DATA BLOCK:
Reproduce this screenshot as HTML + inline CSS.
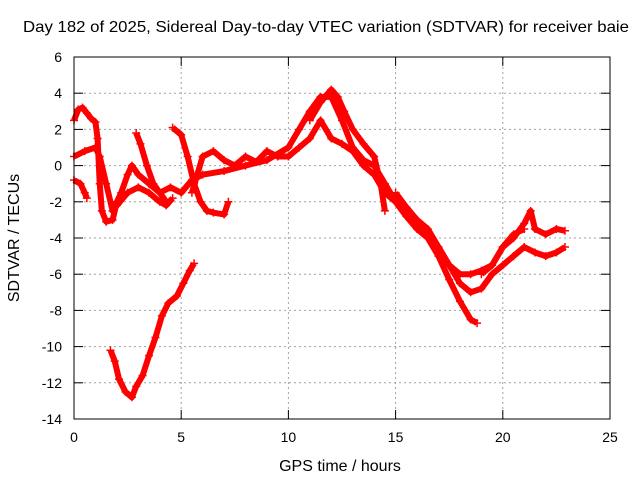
<!DOCTYPE html>
<html><head><meta charset="utf-8"><style>
body{margin:0;background:#fff}
svg{display:block;font-family:"Liberation Sans",sans-serif;font-size:14px}
</style></head><body>
<svg id="chart" width="640" height="480">
<text x="326" y="32" text-anchor="middle" font-size="16" textLength="606" lengthAdjust="spacingAndGlyphs">Day 182 of 2025, Sidereal Day-to-day VTEC variation (SDTVAR) for receiver baie</text>
<text x="340" y="471" text-anchor="middle" font-size="16">GPS time / hours</text>
<text transform="translate(19,238) rotate(-90)" text-anchor="middle" font-size="16">SDTVAR / TECUs</text>
<g id="grid"></g><g id="ticks"></g><g id="series"></g>
<rect x="74" y="57" width="536" height="362" fill="none" stroke="#000"/>
</svg>
<script>
const xTicks=[0,5,10,15,20,25];
const yTicks=[6,4,2,0,-2,-4,-6,-8,-10,-12,-14];
const sA=[[0,2.5],[0.2,3.1],[0.4,3.2],[0.6,2.9],[0.8,2.6],[1.0,2.4],[1.1,1.5],[1.2,-1],[1.3,-2.5],[1.5,-3.1],[1.8,-3],[2.0,-2],[2.2,-1.5],[2.5,-0.5],[2.7,0],[3.0,-0.5],[3.5,-1],[4.0,-1.5],[4.5,-1.2],[5.0,-1.5],[5.5,-0.8],[6.0,-0.5],[7,-0.3],[8,0],[9,0.3],[10,1],[10.5,2],[11,3],[11.5,3.8],[12,3.8],[12.5,2.5],[13,1],[13.5,0.3],[14,0],[14.5,-1],[15,-2],[15.5,-2.5],[16,-3],[16.5,-3.5],[17,-4.5],[17.5,-5.5],[18,-6],[18.5,-6],[19,-5.8],[19.5,-5.5],[20,-4.5],[20.5,-3.8],[21,-3.5]];
const sB=[[0,0.5],[0.5,0.8],[1,1],[1.2,0.5],[1.5,-1],[1.8,-2.5],[2,-2.2],[2.5,-1.5],[3,-1.2],[3.5,-1.5],[4,-2],[4.3,-2.2],[4.6,-1.8]];
const sC=[[0,-0.8],[0.3,-1],[0.5,-1.5],[0.6,-1.8]];
const sD=[[2.9,1.8],[3.1,1.2],[3.4,0],[3.7,-1],[4,-1.5],[4.3,-2]];
const sE=[[4.6,2.1],[5.0,1.7],[5.3,0.5],[5.6,-1],[5.9,-2],[6.2,-2.5],[6.5,-2.6],[7,-2.7],[7.2,-2]];
const sF=[[1.7,-10.2],[1.9,-10.8],[2.1,-11.8],[2.4,-12.5],[2.7,-12.8],[2.9,-12.2],[3.2,-11.6],[3.5,-10.5],[3.8,-9.5],[4.1,-8.3],[4.4,-7.6],[4.8,-7.2],[5.1,-6.5],[5.4,-5.8],[5.6,-5.4]];
const sG=[[5.5,-1.5],[6,0.5],[6.5,0.8],[7,0.3],[7.5,0],[8,0.5],[8.5,0.2],[9,0.8],[9.5,0.5],[10,0.5],[10.5,1],[11,1.5],[11.5,2.5],[12,1.5],[12.5,1.2],[13,0.8],[13.5,0],[14,-0.5],[14.5,-1.5],[15,-2],[15.5,-2.8],[16,-3.5],[16.5,-4],[17,-5],[17.5,-6.3],[18,-7.5],[18.5,-8.5],[18.8,-8.7]];
const sH=[[11,2.5],[11.5,3.5],[12,4.2],[12.3,3.8],[12.6,3],[13,2],[13.5,1.2],[14,0.5],[14.3,-1],[14.5,-2.5]];
const sI=[[15,-1.5],[15.5,-2.3],[16,-3],[16.5,-3.8],[17,-4.5],[17.5,-5.5],[18,-6.5],[18.5,-7],[19,-6.8],[19.5,-6],[20,-5.5],[20.5,-5],[21,-4.5],[21.5,-4.8],[22,-5],[22.5,-4.8],[22.9,-4.5]];
const sJ=[[19,-6],[19.5,-5.5],[20,-4.5],[20.5,-4],[21,-3.2],[21.3,-2.5],[21.5,-3.5],[22,-3.8],[22.5,-3.5],[22.9,-3.6]];
const allSeries=[sA,sB,sC,sD,sE,sF,sG,sH,sI,sJ];
const NS='http://www.w3.org/2000/svg';
const X=v=>74+v*536/25, Y=v=>57+(6-v)*362/20;
function mk(t,a,p){const e=document.createElementNS(NS,t);for(const k in a)e.setAttribute(k,a[k]);p.appendChild(e);return e;}
const grid=document.getElementById('grid'),ticks=document.getElementById('ticks'),ser=document.getElementById('series');
xTicks.forEach(t=>{const x=X(t);
 if(t>0&&t<25){const g=mk('line',{x1:x,x2:x,y1:57,y2:419,stroke:'#a0a0a0','stroke-dasharray':'2,3'},grid);
 
 }
 mk('line',{x1:x,x2:x,y1:419,y2:410,stroke:'#000'},ticks);mk('line',{x1:x,x2:x,y1:57,y2:66,stroke:'#000'},ticks);
 const l=mk('text',{x:x,y:442,'text-anchor':'middle'},ticks);l.textContent=t;
 
 });
yTicks.forEach(t=>{const y=Y(t);
 if(t>-14&&t<6){const g=mk('line',{x1:74,x2:610,y1:y,y2:y,stroke:'#a0a0a0','stroke-dasharray':'2,3'},grid);
 
 }
 mk('line',{x1:74,x2:83,y1:y,y2:y,stroke:'#000'},ticks);mk('line',{x1:610,x2:601,y1:y,y2:y,stroke:'#000'},ticks);
 const l=mk('text',{x:62,y:y+5,'text-anchor':'end'},ticks);l.textContent=t;
 
 });
allSeries.forEach((s,i)=>{
 const p=mk('polyline',{points:s.map(d=>X(d[0])+','+Y(d[1])).join(' '),fill:'none',stroke:'#ff0000','stroke-width':6,'stroke-linejoin':'round'},ser);
 
 
 s.forEach(d=>{const x=X(d[0]),y=Y(d[1]);
  const m=mk('path',{d:`M${x-4},${y}H${x+4}M${x},${y-4}V${y+4}`,stroke:'#ff0000','stroke-width':1.5},ser);
  
  });
});
</script>
</body></html>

AIM: Without the pictures, transcribe the listing above exactly.

EXERCISE OUTPUT:
Reproduce this screenshot as HTML + inline CSS.
<!DOCTYPE html>
<html><head><meta charset="utf-8"><style>
body{margin:0;background:#fff}
svg{display:block;font-family:"Liberation Sans",sans-serif;font-size:14px}
</style></head><body>
<svg id="chart" width="640" height="480">
<text x="326" y="32" text-anchor="middle" font-size="16" textLength="606" lengthAdjust="spacingAndGlyphs">Day 182 of 2025, Sidereal Day-to-day VTEC variation (SDTVAR) for receiver baie</text>
<text x="340" y="471" text-anchor="middle" font-size="16">GPS time / hours</text>
<text transform="translate(19,238) rotate(-90)" text-anchor="middle" font-size="16">SDTVAR / TECUs</text>
<g id="grid"></g><g id="ticks"></g><g id="series"></g>
<rect x="74" y="57" width="536" height="362" fill="none" stroke="#000"/>
</svg>
<script>
const xTicks=[0,5,10,15,20,25];
const yTicks=[6,4,2,0,-2,-4,-6,-8,-10,-12,-14];
const sA=[[0,2.5],[0.2,3.1],[0.4,3.2],[0.6,2.9],[0.8,2.6],[1.0,2.4],[1.1,1.5],[1.2,-1],[1.3,-2.5],[1.5,-3.1],[1.8,-3],[2.0,-2],[2.2,-1.5],[2.5,-0.5],[2.7,0],[3.0,-0.5],[3.5,-1],[4.0,-1.5],[4.5,-1.2],[5.0,-1.5],[5.5,-0.8],[6.0,-0.5],[7,-0.3],[8,0],[9,0.3],[10,1],[10.5,2],[11,3],[11.5,3.8],[12,3.8],[12.5,2.5],[13,1],[13.5,0.3],[14,0],[14.5,-1],[15,-2],[15.5,-2.5],[16,-3],[16.5,-3.5],[17,-4.5],[17.5,-5.5],[18,-6],[18.5,-6],[19,-5.8],[19.5,-5.5],[20,-4.5],[20.5,-3.8],[21,-3.5]];
const sB=[[0,0.5],[0.5,0.8],[1,1],[1.2,0.5],[1.5,-1],[1.8,-2.5],[2,-2.2],[2.5,-1.5],[3,-1.2],[3.5,-1.5],[4,-2],[4.3,-2.2],[4.6,-1.8]];
const sC=[[0,-0.8],[0.3,-1],[0.5,-1.5],[0.6,-1.8]];
const sD=[[2.9,1.8],[3.1,1.2],[3.4,0],[3.7,-1],[4,-1.5],[4.3,-2]];
const sE=[[4.6,2.1],[5.0,1.7],[5.3,0.5],[5.6,-1],[5.9,-2],[6.2,-2.5],[6.5,-2.6],[7,-2.7],[7.2,-2]];
const sF=[[1.7,-10.2],[1.9,-10.8],[2.1,-11.8],[2.4,-12.5],[2.7,-12.8],[2.9,-12.2],[3.2,-11.6],[3.5,-10.5],[3.8,-9.5],[4.1,-8.3],[4.4,-7.6],[4.8,-7.2],[5.1,-6.5],[5.4,-5.8],[5.6,-5.4]];
const sG=[[5.5,-1.5],[6,0.5],[6.5,0.8],[7,0.3],[7.5,0],[8,0.5],[8.5,0.2],[9,0.8],[9.5,0.5],[10,0.5],[10.5,1],[11,1.5],[11.5,2.5],[12,1.5],[12.5,1.2],[13,0.8],[13.5,0],[14,-0.5],[14.5,-1.5],[15,-2],[15.5,-2.8],[16,-3.5],[16.5,-4],[17,-5],[17.5,-6.3],[18,-7.5],[18.5,-8.5],[18.8,-8.7]];
const sH=[[11,2.5],[11.5,3.5],[12,4.2],[12.3,3.8],[12.6,3],[13,2],[13.5,1.2],[14,0.5],[14.3,-1],[14.5,-2.5]];
const sI=[[15,-1.5],[15.5,-2.3],[16,-3],[16.5,-3.8],[17,-4.5],[17.5,-5.5],[18,-6.5],[18.5,-7],[19,-6.8],[19.5,-6],[20,-5.5],[20.5,-5],[21,-4.5],[21.5,-4.8],[22,-5],[22.5,-4.8],[22.9,-4.5]];
const sJ=[[19,-6],[19.5,-5.5],[20,-4.5],[20.5,-4],[21,-3.2],[21.3,-2.5],[21.5,-3.5],[22,-3.8],[22.5,-3.5],[22.9,-3.6]];
const allSeries=[sA,sB,sC,sD,sE,sF,sG,sH,sI,sJ];
const NS='http://www.w3.org/2000/svg';
const X=v=>74+v*536/25, Y=v=>57+(6-v)*362/20;
function mk(t,a,p){const e=document.createElementNS(NS,t);for(const k in a)e.setAttribute(k,a[k]);p.appendChild(e);return e;}
const grid=document.getElementById('grid'),ticks=document.getElementById('ticks'),ser=document.getElementById('series');
xTicks.forEach(t=>{const x=X(t);
 if(t>0&&t<25){const g=mk('line',{x1:x,x2:x,y1:57,y2:419,stroke:'#a0a0a0','stroke-dasharray':'2,3'},grid);
 
 }
 mk('line',{x1:x,x2:x,y1:419,y2:410,stroke:'#000'},ticks);mk('line',{x1:x,x2:x,y1:57,y2:66,stroke:'#000'},ticks);
 const l=mk('text',{x:x,y:442,'text-anchor':'middle'},ticks);l.textContent=t;
 
 });
yTicks.forEach(t=>{const y=Y(t);
 if(t>-14&&t<6){const g=mk('line',{x1:74,x2:610,y1:y,y2:y,stroke:'#a0a0a0','stroke-dasharray':'2,3'},grid);
 
 }
 mk('line',{x1:74,x2:83,y1:y,y2:y,stroke:'#000'},ticks);mk('line',{x1:610,x2:601,y1:y,y2:y,stroke:'#000'},ticks);
 const l=mk('text',{x:62,y:y+5,'text-anchor':'end'},ticks);l.textContent=t;
 
 });
allSeries.forEach((s,i)=>{
 const p=mk('polyline',{points:s.map(d=>X(d[0])+','+Y(d[1])).join(' '),fill:'none',stroke:'#ff0000','stroke-width':6,'stroke-linejoin':'round'},ser);
 
 
 s.forEach(d=>{const x=X(d[0]),y=Y(d[1]);
  const m=mk('path',{d:`M${x-4},${y}H${x+4}M${x},${y-4}V${y+4}`,stroke:'#ff0000','stroke-width':1.5},ser);
  
  });
});
</script>
</body></html>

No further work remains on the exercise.